— Work to be completed —
Begin at the top of the records below and return each line exactly through the line with "hatch_col = '#6f9fd8'". Skip pictures.

— Input rows —
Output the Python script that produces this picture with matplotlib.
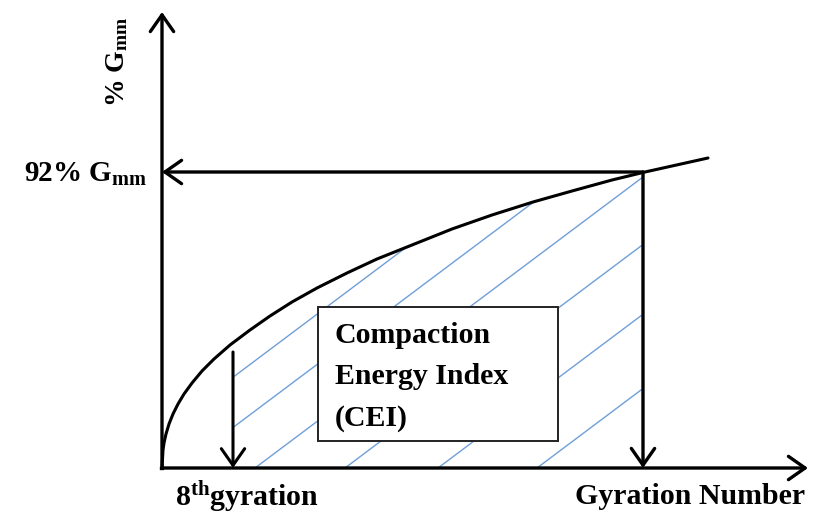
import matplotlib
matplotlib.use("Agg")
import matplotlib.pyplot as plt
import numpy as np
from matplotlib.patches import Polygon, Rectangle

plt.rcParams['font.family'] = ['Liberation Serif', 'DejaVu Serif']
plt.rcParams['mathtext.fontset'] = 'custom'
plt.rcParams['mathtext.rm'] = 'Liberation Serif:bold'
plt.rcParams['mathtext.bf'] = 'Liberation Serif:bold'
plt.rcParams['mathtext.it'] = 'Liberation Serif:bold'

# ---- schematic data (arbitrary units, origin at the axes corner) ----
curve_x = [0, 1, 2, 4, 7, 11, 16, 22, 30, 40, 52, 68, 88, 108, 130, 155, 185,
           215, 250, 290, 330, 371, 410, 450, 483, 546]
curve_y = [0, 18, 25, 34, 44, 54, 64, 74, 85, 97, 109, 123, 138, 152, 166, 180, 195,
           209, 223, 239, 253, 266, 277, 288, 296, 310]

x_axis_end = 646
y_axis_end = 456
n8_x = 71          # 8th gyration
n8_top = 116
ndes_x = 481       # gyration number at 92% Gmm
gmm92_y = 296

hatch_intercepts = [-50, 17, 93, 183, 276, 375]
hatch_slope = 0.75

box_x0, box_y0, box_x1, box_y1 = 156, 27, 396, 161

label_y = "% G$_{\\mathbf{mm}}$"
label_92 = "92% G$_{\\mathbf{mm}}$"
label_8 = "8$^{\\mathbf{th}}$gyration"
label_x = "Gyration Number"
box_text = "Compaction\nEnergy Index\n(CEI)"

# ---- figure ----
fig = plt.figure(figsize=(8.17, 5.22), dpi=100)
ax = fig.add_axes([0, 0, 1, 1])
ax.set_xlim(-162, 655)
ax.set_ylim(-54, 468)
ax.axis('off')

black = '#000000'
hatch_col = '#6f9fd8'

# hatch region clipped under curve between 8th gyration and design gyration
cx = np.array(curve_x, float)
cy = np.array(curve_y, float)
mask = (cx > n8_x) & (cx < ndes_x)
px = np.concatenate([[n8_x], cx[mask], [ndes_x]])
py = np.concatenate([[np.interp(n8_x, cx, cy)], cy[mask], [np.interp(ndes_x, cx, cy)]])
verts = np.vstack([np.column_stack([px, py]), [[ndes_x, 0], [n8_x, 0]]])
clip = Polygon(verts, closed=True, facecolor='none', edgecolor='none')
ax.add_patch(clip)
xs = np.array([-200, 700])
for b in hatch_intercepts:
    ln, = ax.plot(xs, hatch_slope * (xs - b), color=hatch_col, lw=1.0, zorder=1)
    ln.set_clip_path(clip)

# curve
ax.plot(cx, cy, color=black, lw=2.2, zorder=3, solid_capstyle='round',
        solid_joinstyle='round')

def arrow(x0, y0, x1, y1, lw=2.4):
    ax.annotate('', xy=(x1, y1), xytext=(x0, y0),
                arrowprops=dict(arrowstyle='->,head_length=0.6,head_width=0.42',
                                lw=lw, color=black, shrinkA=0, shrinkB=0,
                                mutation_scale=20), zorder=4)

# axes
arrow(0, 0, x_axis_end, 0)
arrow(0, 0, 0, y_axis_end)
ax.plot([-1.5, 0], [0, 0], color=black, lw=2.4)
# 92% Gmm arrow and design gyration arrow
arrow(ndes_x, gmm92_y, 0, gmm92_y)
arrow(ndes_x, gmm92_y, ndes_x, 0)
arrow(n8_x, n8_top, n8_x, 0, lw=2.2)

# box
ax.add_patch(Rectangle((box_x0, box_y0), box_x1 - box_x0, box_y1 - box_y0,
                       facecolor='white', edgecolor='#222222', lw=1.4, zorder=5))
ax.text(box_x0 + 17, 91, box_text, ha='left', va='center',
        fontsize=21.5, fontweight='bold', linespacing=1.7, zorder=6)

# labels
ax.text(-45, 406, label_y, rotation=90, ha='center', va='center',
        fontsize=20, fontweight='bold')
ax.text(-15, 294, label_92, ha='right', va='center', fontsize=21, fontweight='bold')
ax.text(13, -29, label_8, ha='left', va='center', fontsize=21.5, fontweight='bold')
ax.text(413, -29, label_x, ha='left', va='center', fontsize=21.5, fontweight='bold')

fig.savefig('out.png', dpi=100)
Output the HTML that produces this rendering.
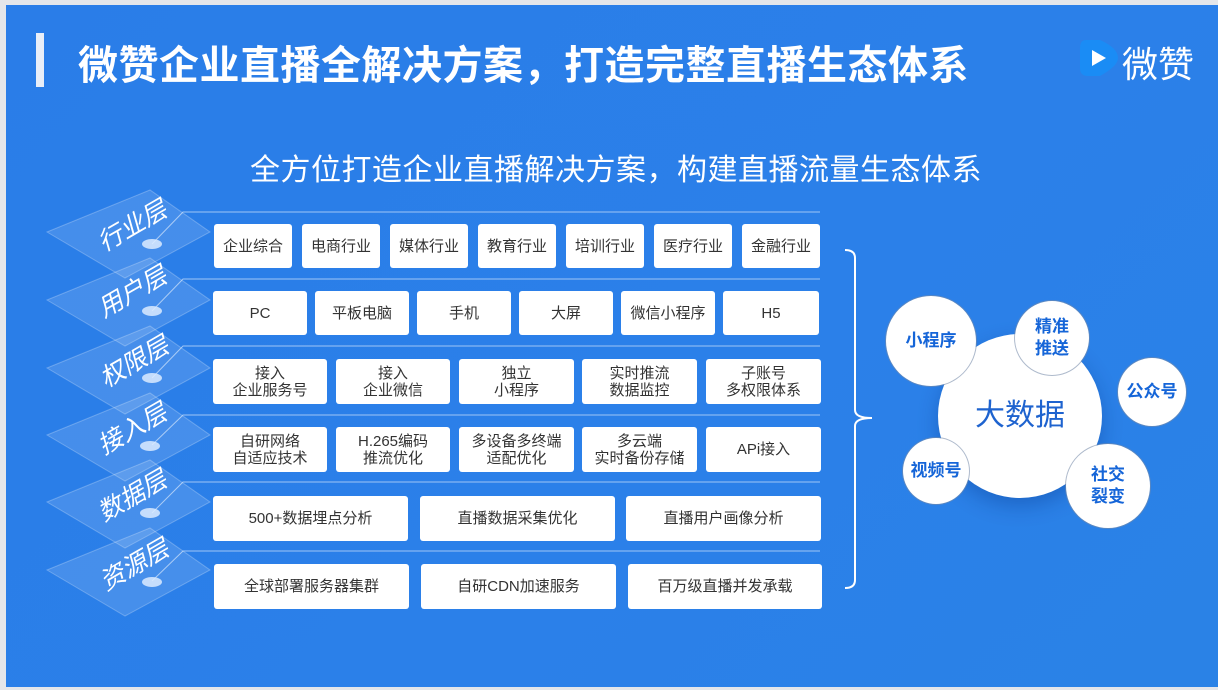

— Result —
Output the Python script that produces this picture with matplotlib.
import matplotlib
matplotlib.use("Agg")
import matplotlib.pyplot as plt
import numpy as np
from matplotlib.patches import Polygon, Rectangle

plt.rcParams['font.family'] = ['Liberation Serif', 'DejaVu Serif']
plt.rcParams['mathtext.fontset'] = 'custom'
plt.rcParams['mathtext.rm'] = 'Liberation Serif:bold'
plt.rcParams['mathtext.bf'] = 'Liberation Serif:bold'
plt.rcParams['mathtext.it'] = 'Liberation Serif:bold'

# ---- schematic data (arbitrary units, origin at the axes corner) ----
curve_x = [0, 1, 2, 4, 7, 11, 16, 22, 30, 40, 52, 68, 88, 108, 130, 155, 185,
           215, 250, 290, 330, 371, 410, 450, 483, 546]
curve_y = [0, 18, 25, 34, 44, 54, 64, 74, 85, 97, 109, 123, 138, 152, 166, 180, 195,
           209, 223, 239, 253, 266, 277, 288, 296, 310]

x_axis_end = 646
y_axis_end = 456
n8_x = 71          # 8th gyration
n8_top = 116
ndes_x = 481       # gyration number at 92% Gmm
gmm92_y = 296

hatch_intercepts = [-50, 17, 93, 183, 276, 375]
hatch_slope = 0.75

box_x0, box_y0, box_x1, box_y1 = 156, 27, 396, 161

label_y = "% G$_{\\mathbf{mm}}$"
label_92 = "92% G$_{\\mathbf{mm}}$"
label_8 = "8$^{\\mathbf{th}}$gyration"
label_x = "Gyration Number"
box_text = "Compaction\nEnergy Index\n(CEI)"

# ---- figure ----
fig = plt.figure(figsize=(8.17, 5.22), dpi=100)
ax = fig.add_axes([0, 0, 1, 1])
ax.set_xlim(-162, 655)
ax.set_ylim(-54, 468)
ax.axis('off')

black = '#000000'
hatch_col = '#6f9fd8'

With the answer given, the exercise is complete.